Doughnut is a very unusual, humorous fantasy. What type of reader would best enjoy the novel?
I aimed the book at two key demographic groupings; (A) Nobel physics laureates, and (B) everyone else. If you don't fall into one of these categories, tough.
Your protagonist, Theo, is a (mostly) brilliant physicist. Are you any good at math?
A wise man once said that there are three types of people in this world, those who can do math and those who can't. I belong to the latter two categories.
Could moving a decimal point one place in the wrong direction really blow up a mountain?

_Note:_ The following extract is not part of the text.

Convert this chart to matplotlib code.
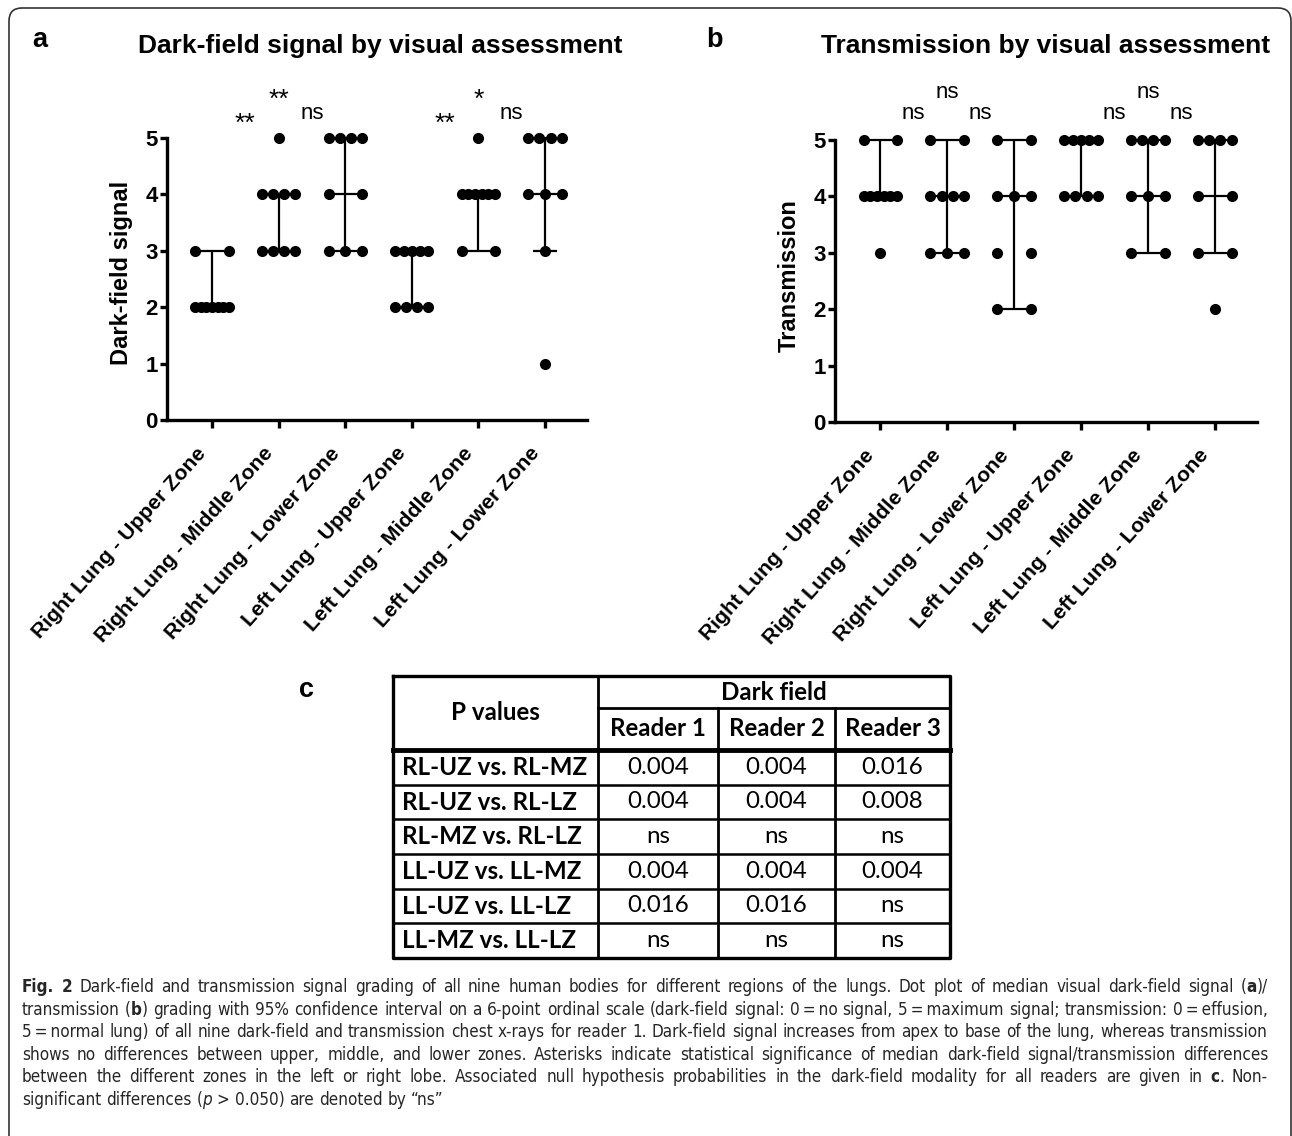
import numpy as np
import matplotlib
matplotlib.use("Agg")
import matplotlib.pyplot as plt
from matplotlib import transforms as mtransforms
from matplotlib.patches import FancyBboxPatch
from matplotlib import font_manager

# ---------------- data ----------------
categories = ["Right Lung - Upper Zone", "Right Lung - Middle Zone", "Right Lung - Lower Zone",
              "Left Lung - Upper Zone", "Left Lung - Middle Zone", "Left Lung - Lower Zone"]

darkfield_scores = [
    [2, 2, 2, 2, 2, 2, 2, 3, 3],
    [3, 3, 3, 3, 4, 4, 4, 4, 5],
    [3, 3, 3, 4, 4, 5, 5, 5, 5],
    [2, 2, 2, 2, 3, 3, 3, 3, 3],
    [3, 3, 4, 4, 4, 4, 4, 4, 5],
    [1, 3, 4, 4, 4, 5, 5, 5, 5],
]
darkfield_ci_low = [2, 3, 3, 2, 3, 3]
darkfield_ci_high = [3, 4, 5, 3, 4, 5]

transmission_scores = [
    [3, 4, 4, 4, 4, 4, 4, 5, 5],
    [3, 3, 3, 4, 4, 4, 4, 5, 5],
    [2, 2, 3, 3, 4, 4, 4, 5, 5],
    [4, 4, 4, 4, 5, 5, 5, 5, 5],
    [3, 3, 4, 4, 4, 5, 5, 5, 5],
    [2, 3, 3, 4, 4, 5, 5, 5, 5],
]
transmission_ci_low = [4, 3, 2, 4, 3, 3]
transmission_ci_high = [5, 5, 5, 5, 5, 5]

darkfield_sig_lower = ["**", "ns", "**", "ns"]
darkfield_sig_upper = ["**", "*"]
transmission_sig_lower = ["ns", "ns", "ns", "ns"]
transmission_sig_upper = ["ns", "ns"]

table_header = "P values"
table_group = "Dark field"
table_readers = ["Reader 1", "Reader 2", "Reader 3"]
table_rows = ["RL-UZ vs. RL-MZ", "RL-UZ vs. RL-LZ", "RL-MZ vs. RL-LZ",
              "LL-UZ vs. LL-MZ", "LL-UZ vs. LL-LZ", "LL-MZ vs. LL-LZ"]
reader1_p = ["0.004", "0.004", "ns", "0.004", "0.016", "ns"]
reader2_p = ["0.004", "0.004", "ns", "0.004", "0.016", "ns"]
reader3_p = ["0.016", "0.008", "ns", "0.004", "ns", "ns"]

caption_lines = [
    [("Fig. 2", "b"), (" Dark-field and transmission signal grading of all nine human bodies for different regions of the lungs. Dot plot of median visual dark-field signal (", "n"), ("a", "b"), (")/", "n")],
    [("transmission (", "n"), ("b", "b"), (") grading with 95% confidence interval on a 6-point ordinal scale (dark-field signal: 0\u2009=\u2009no signal, 5\u2009=\u2009maximum signal; transmission: 0\u2009=\u2009effusion,", "n")],
    [("5\u2009=\u2009normal lung) of all nine dark-field and transmission chest x-rays for reader 1. Dark-field signal increases from apex to base of the lung, whereas transmission", "n")],
    [("shows no differences between upper, middle, and lower zones. Asterisks indicate statistical significance of median dark-field signal/transmission differences", "n")],
    [("between the different zones in the left or right lobe. Associated null hypothesis probabilities in the dark-field modality for all readers are given in ", "n"), ("c", "b"), (". Non-", "n")],
    [("significant differences (", "n"), ("p", "i"), (" > 0.050) are denoted by \u201cns\u201d", "n")],
]

# ---------------- figure ----------------
W, H = 1292, 1136
fig = plt.figure(figsize=(W / 100, H / 100), dpi=100)
fig.patch.set_facecolor("white")
renderer = fig.canvas.get_renderer()

ARIAL = "Liberation Sans"
ttf = font_manager.fontManager.ttflist
names = {f.name for f in ttf}
TAB_FAMILY = "Lato" if "Lato" in names else "DejaVu Sans"
if "Liberation Sans Narrow" in names:
    CAP_FAMILY, CAP_STRETCH = "Liberation Sans Narrow", "normal"
elif any(f.name == "DejaVu Sans" and ("ondensed" in f.fname) for f in ttf):
    CAP_FAMILY, CAP_STRETCH = "DejaVu Sans", "condensed"
else:
    CAP_FAMILY, CAP_STRETCH = "Roboto", "normal"


def fax(x0, y0, x1, y1):
    return [x0 / W, 1 - y1 / H, (x1 - x0) / W, (y1 - y0) / H]


ov = fig.add_axes([0, 0, 1, 1], zorder=0)
ov.set_xlim(0, W)
ov.set_ylim(H, 0)
ov.axis("off")

# figure frame
frame = FancyBboxPatch((0.09, -0.3), 12.82, 11.58, boxstyle="round,pad=0,rounding_size=0.13",
                       transform=fig.dpi_scale_trans, fill=False, ec="#333333", lw=1.2)
fig.add_artist(frame)


def text_w(s, **kw):
    t = fig.text(0, 0, s, **kw)
    w = t.get_window_extent(renderer).width
    t.remove()
    return w


LW = 1.6
SPINE = 2.4
YTICKFS = 16
XTICKFS = 15.3


def draw_panel(ax, scores, lo, hi, ylabel, sig_low, sig_up, y_low, y_up):
    x = np.arange(len(categories))
    w = 0.25
    wc = 0.18
    for i, vals in enumerate(scores):
        vals = np.asarray(vals)
        med = np.median(vals)
        ax.plot([i, i], [lo[i], hi[i]], color="k", lw=LW, solid_capstyle="butt", clip_on=False, zorder=2)
        for yv in (lo[i], hi[i]):
            ax.plot([i - wc, i + wc], [yv, yv], color="k", lw=LW, solid_capstyle="butt", clip_on=False, zorder=2)
        ax.plot([i - w, i + w], [med, med], color="k", lw=LW, solid_capstyle="butt", clip_on=False, zorder=2)
        for v in np.unique(vals):
            n = int(np.sum(vals == v))
            offs = np.array([0.0]) if n == 1 else np.linspace(-w, w, n)
            ax.plot(i + offs, [v] * n, "o", color="k", ms=8.0, mec="none", clip_on=False, zorder=3)
    ax.set_xlim(-0.676, 5.63)
    ax.set_ylim(0, 5)
    ax.patch.set_visible(False)
    for s in ("top", "right"):
        ax.spines[s].set_visible(False)
    for s in ("left", "bottom"):
        ax.spines[s].set_linewidth(SPINE)
    ax.set_yticks(range(6))
    ax.set_yticklabels([str(v) for v in range(6)], fontsize=YTICKFS, fontweight="bold", family=ARIAL)
    ax.tick_params(axis="y", length=5, width=SPINE, pad=1.5)
    ax.tick_params(axis="x", length=6, width=SPINE, pad=2)
    ax.set_xticks(x)
    ax.set_xticklabels(categories, rotation=48, ha="right", va="center", rotation_mode="anchor",
                       fontsize=XTICKFS, fontweight="bold", family=ARIAL)
    off = mtransforms.ScaledTranslation(-0.09, -0.19, fig.dpi_scale_trans)
    for lbl in ax.get_xticklabels():
        lbl.set_transform(lbl.get_transform() + off)
    ax.set_ylabel(ylabel, fontsize=17, fontweight="bold", family=ARIAL)
    ax.yaxis.set_label_coords(-0.08, 0.52)
    for j, s in enumerate(sig_low):
        xp = [0.5, 1.5, 3.5, 4.5][j]
        if s == "ns":
            ax.text(xp, y_low[1], s, ha="center", va="baseline", fontsize=16, family=ARIAL, clip_on=False)
        else:
            ax.text(xp, y_low[0], s, ha="center", va="baseline", fontsize=19, family=ARIAL, clip_on=False)
    for j, s in enumerate(sig_up):
        xp = [1.0, 4.0][j]
        if s == "ns":
            ax.text(xp, y_up[1], s, ha="center", va="baseline", fontsize=16, family=ARIAL, clip_on=False)
        else:
            ax.text(xp, y_up[0], s, ha="center", va="baseline", fontsize=19, family=ARIAL, clip_on=False)


axA = fig.add_axes(fax(167, 138, 587, 420), zorder=2)
draw_panel(axA, darkfield_scores, darkfield_ci_low, darkfield_ci_high, "Dark-field signal",
           darkfield_sig_lower, darkfield_sig_upper, (5.12, 5.34), (5.55, 5.74))
axB = fig.add_axes(fax(835, 140, 1257, 422), zorder=2)
draw_panel(axB, transmission_scores, transmission_ci_low, transmission_ci_high, "Transmission",
           transmission_sig_lower, transmission_sig_upper, (5.12, 5.37), (5.55, 5.74))

# titles and panel letters
ov.text(380, 46, "Dark-field signal by visual assessment", ha="center", va="center",
        fontsize=19, fontweight="bold", family=ARIAL)
ov.text(1046, 46, "Transmission by visual assessment", ha="center", va="center",
        fontsize=19, fontweight="bold", family=ARIAL)
ov.text(40, 40, "a", ha="center", va="center", fontsize=19.5, fontweight="bold", family=ARIAL)
ov.text(714, 40, "b", ha="center", va="center", fontsize=19.5, fontweight="bold", family=ARIAL)
ov.text(306, 690, "c", ha="center", va="center", fontsize=19.5, fontweight="bold", family=ARIAL)

# ---------------- table ----------------
tx = [393, 598, 718, 835, 950]
ty_top, ty_mid, ty_head = 676, 708, 750
ty_bot = 958
row_h = (ty_bot - ty_head) / len(table_rows)

base = 16
wref = text_w(table_rows[0], fontsize=base, fontweight="bold", family=TAB_FAMILY)
tab_fs = base * 185 / wref

lk = dict(color="k", solid_capstyle="projecting")
ov.plot([tx[0], tx[-1], tx[-1], tx[0], tx[0]], [ty_top, ty_top, ty_bot, ty_bot, ty_top], lw=2.4, **lk)
ov.plot([tx[1], tx[1]], [ty_top, ty_bot], lw=2.0, **lk)
ov.plot([tx[1], tx[-1]], [ty_mid, ty_mid], lw=2.0, **lk)
for xc in tx[2:4]:
    ov.plot([xc, xc], [ty_mid, ty_bot], lw=2.0, **lk)
ov.plot([tx[0], tx[-1]], [ty_head, ty_head], lw=3.5, **lk)
for r in range(1, len(table_rows)):
    yy = ty_head + r * row_h
    ov.plot([tx[0], tx[-1]], [yy, yy], lw=1.8, **lk)

ov.text((tx[0] + tx[1]) / 2, (ty_top + ty_head) / 2, table_header, ha="center", va="center",
        fontsize=tab_fs, fontweight="bold", family=TAB_FAMILY)
ov.text((tx[1] + tx[-1]) / 2, (ty_top + ty_mid) / 2, table_group, ha="center", va="center",
        fontsize=tab_fs, fontweight="bold", family=TAB_FAMILY)
for k, rd in enumerate(table_readers):
    ov.text((tx[k + 1] + tx[k + 2]) / 2, (ty_mid + ty_head) / 2, rd, ha="center", va="center",
            fontsize=tab_fs, fontweight="bold", family=TAB_FAMILY)
cols = [reader1_p, reader2_p, reader3_p]
for r, lab in enumerate(table_rows):
    yc = ty_head + (r + 0.5) * row_h
    ov.text(tx[0] + 9, yc, lab, ha="left", va="center", fontsize=tab_fs, fontweight="bold",
            family=TAB_FAMILY)
    for k in range(3):
        ov.text((tx[k + 1] + tx[k + 2]) / 2, yc, cols[k][r], ha="center", va="center",
                fontsize=tab_fs, family=TAB_FAMILY)

# ---------------- caption ----------------
CAP_COLOR = "#262626"


def style_kw(st, fs):
    kw = dict(fontsize=fs, family=[CAP_FAMILY, "DejaVu Sans"], color=CAP_COLOR, fontstretch=CAP_STRETCH)
    if st == "b":
        kw["fontweight"] = "bold"
    elif st == "i":
        kw["fontstyle"] = "italic"
    return kw


def tokenize(segs):
    words = [[]]
    for text, st in segs:
        parts = text.split(" ")
        for i, p in enumerate(parts):
            if i > 0:
                words.append([])
            if p:
                words[-1].append((p, st))
    return [wd for wd in words if wd]


cap_left, cap_right = 22, 1268
cap_fs = 13.5
tokens = [tokenize(l) for l in caption_lines]


def line_natural(words, fs):
    return [sum(text_w(t, **style_kw(st, fs)) for t, st in wd) for wd in words]


def space_w(fs):
    return text_w("a a", **style_kw("n", fs)) - text_w("aa", **style_kw("n", fs))


sp_w = space_w(cap_fs)
maxw = max(sum(line_natural(t, cap_fs)) + sp_w * (len(t) - 1) for t in tokens[:-1])
if maxw > (cap_right - cap_left) * 0.99:
    cap_fs *= (cap_right - cap_left) * 0.99 / maxw
sp_w = space_w(cap_fs)

y0, dy = 987, 22.6
for li, words in enumerate(tokens):
    yl = y0 + li * dy
    ws = line_natural(words, cap_fs)
    if li < len(tokens) - 1:
        gap = (cap_right - cap_left - sum(ws)) / (len(words) - 1)
    else:
        gap = sp_w
    xcur = cap_left
    for wd, wdw in zip(words, ws):
        xs = xcur
        for t, st in wd:
            ov.text(xs, yl, t, ha="left", va="center", **style_kw(st, cap_fs))
            xs += text_w(t, **style_kw(st, cap_fs))
        xcur += wdw + gap

fig.savefig("out.png", dpi=100, facecolor="white")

Of course. Faith, as is well known, moves mountains. Faith is just a shorthand way of describing the things we take on trust. Those of us who aren't mathematically gifted (see above) have to take complex calculations on trust. Nordenfeldt's law of relativistic disposition of displaced energy requires that the force needed to shift a decimal point one place in either direction is 1 (x ~fY) X 42, which is more than enough delta-Vee to pull a mountain up by its roots and hurl it several hundred meters into the air. Everyone knows that.
We know people can be unforgiving, but if one did manage to blow up a mountain, do you think the whole world would actually ostracize them, as they did Theo?
As a conscientious author, I did a fair amount of research on this very point, which involved blowing up a wide range (so to speak) of mountains, in an attempt to gauge people's reactions. I found that demolishing small, basically unattractive mountains in deserts is regarded as little more than a social faux pas, on a level with treading on the hem of the bride's dress as she walks to the altar or putting a mouse in the salad at the buffet at a diplomatic reception. Where large mountains in built-up areas are concerned, though, you can only really expect to get away with it if you happen to be a volcano.
What would you do if, like Theo, you opened a safety deposit box and found a small bottle, a brown manila envelope, a pink powder compact and an apple?
Since everything I write is in fact thinly veiled autobiography, why not pick up a copy of the book and find out?